Section 7. REMOVAL OF DIRECTOR OR OFFICER. Any member of the association may bring charges against an officer or director by filing them, in writing, with the secretary of the association, together with a petition signed by at least ten percent (10%) of the members, requesting the removal of the officer or director in question. Within sixty (60) days after the receipt of such petition, at the annual meeting or at a special meeting of members called for such purpose, and by a vote of the majority of all members, the association may remove the officer or director and fill the vacancy. The director or officer against whom charges have been brought shall be informed, in writing, of the charges prior to the meeting and shall have an opportunity at the meeting to be heard in person or by counsel and to present witnesses, and the person or persons bringing the charges shall have the same opportunity.
Section 8. BONDS AND INSURANCE. The Board of Directors shall require the manager and all officers, agents and employees, charged by the association with the responsibility for the custody of any of its funds or negotiable instruments, to give adequate bonds. Such bonds shall be furnished by a responsible bonding company and approved by the Board of Directors, and the cost thereof shall be paid by the association. The Board of Directors shall provide for the adequate insurance of the property of the association or property which may be in the possession of the association or stored by it, and not otherwise adequately insured; and, in addition, adequate insurance covering liability for accidents to all employees and the public.
Section 9. AUDITS. At the close of each fiscal year, the Board of Directors shall secure the services of a competent and disinterested public accountant, who shall make a careful audit of the books and accounts of the association and render a report in writing thereon to the Board of Directors of the association. This report shall include at least (1) a balance sheet showing the true assets and liabilities of the association, (2) an operating statement for the fiscal period under review, and (3) an itemized statement of all expenses for the period under review. Each member of the association shall be given each year, a summary financial statement based on the annual audit of the books and accounts of the association.

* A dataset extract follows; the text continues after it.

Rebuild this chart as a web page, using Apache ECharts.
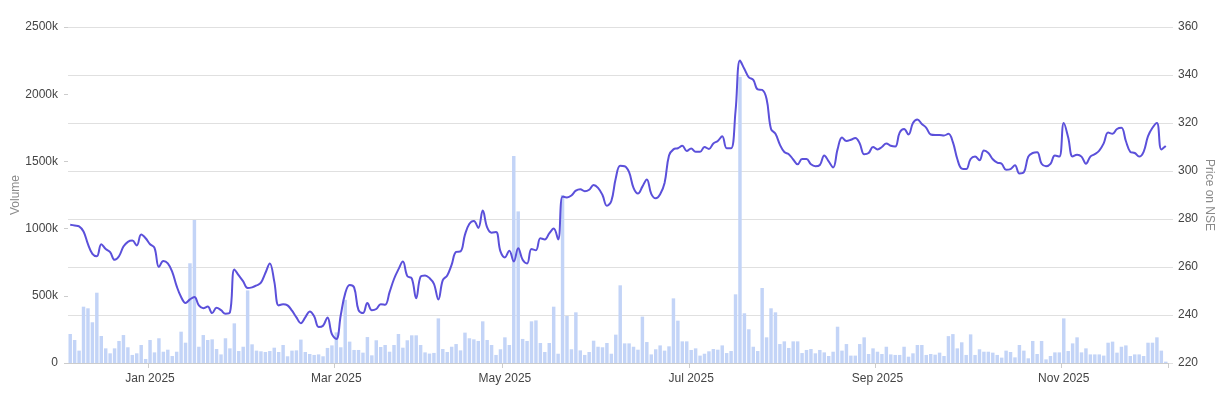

Section 10. INDEMNIFICATION OF DIRECTORS. OFFICERS AND EMPLOYEES. Directors, officers, employees and agents of the association may be entitled to indemnification as provided in K.S.A. 17- 6305. Section 11. REFERENDUM. Upon demand of not less than one third (1/3) of the members of the entire Board of Directors, any matter that has been approved or passed by the Board of Directors shall be referred to the membership for decision at the next special or regular meeting of the membership.
ARTICLE V
Duties of Officers
Section 1. DUTIES OF CHAIRPERSON. The chairperson shall (1) preside over all meetings of the association and of the Board of Directors; (2) call special meetings of the Board of Directors, and (3) perform all acts and duties usually performed by an executive and presiding officer and such other duties as may be prescribed by the Board of Directors.
Section 2. DUTIES OF VICE-CHAIRPERSON. In the absence or disability of the chairperson, the vice-chairperson shall perform the duties of the chairperson; PROVIDED HOWEVER, that in case of the death, resignation or disability of the chairperson, the Board of Directors may declare the office vacant and elect a successor.
Section 3. DUTIES OF SECRETARY. The secretary shall keep, or cause to be kept, a complete record of all meetings of the association and of the Board of Directors and shall perform such duties with respect to the office as may be prescribed by the Board of Directors.
Section 4. DUTIES OF TREASURER. The treasurer shall perform such duties with respect to the finances of the association as may be prescribed by the Board of Directors.
ARTICLE VI Management
Directors shall provide for the management of the association and for the compensation of such management which shall have charge of the business of the association under the general control, supervision and direction of the Board of Directors. The chief operations officer of the association may be given the title of ''General Managers and/or ''president'', as determined by the Board of Directors, who shall employ, supervise and dismiss all agents and employees of the association and fix their compensation and so far as practicable, conduct the business on a cooperative basis in accordance with the Kansas Cooperative Marketing Act
; deposit in the name of the association, in a bank or banks selected by the Board, all money belonging to the association which comes into his/her possession, and if authorized to do so by the Board, make disbursements therefrom by check for the ordinary and necessary expanses of the association; maintain records and accounts in such a manner that the true and correct condition of the business may be ascertained therefrom at any time; furnish the Board a current statement of the business and affairs of the association at each monthly meeting of the Board and at the end of each fiscal year and at such other times and in such form as the Board may direct; carefully preserve and turn over to his/her successor all books, records, documents and correspondence pertaining to the business of the association which may come into his/her possession; and perform such other duties as may be prescribed by the Board. No Director shall serve as General Manager/president.
ARTICLE V11 Miscellaneous
Section 1. FISCAL YEAR. The fiscal year of the association shall end on the last day of August.
Section 2. SEAL. The corporate seal of the association shall be circular in form and shall contain the name and post office address of the association, surrounding the word ''SEAL''.
Section 3. PRINTING. After adoption, these Bylaws shall be prepared in printed form, and a copy thereof shall be made available to each member.
Section 4. AMENDMENT. These Bylaws may be altered, amended or repealed by a majority vote of the members present and voting in person at any regular or special meeting of the members of the association; PROVIDED HOWEVER, that notice of such meeting contains a statement of the purpose thereof.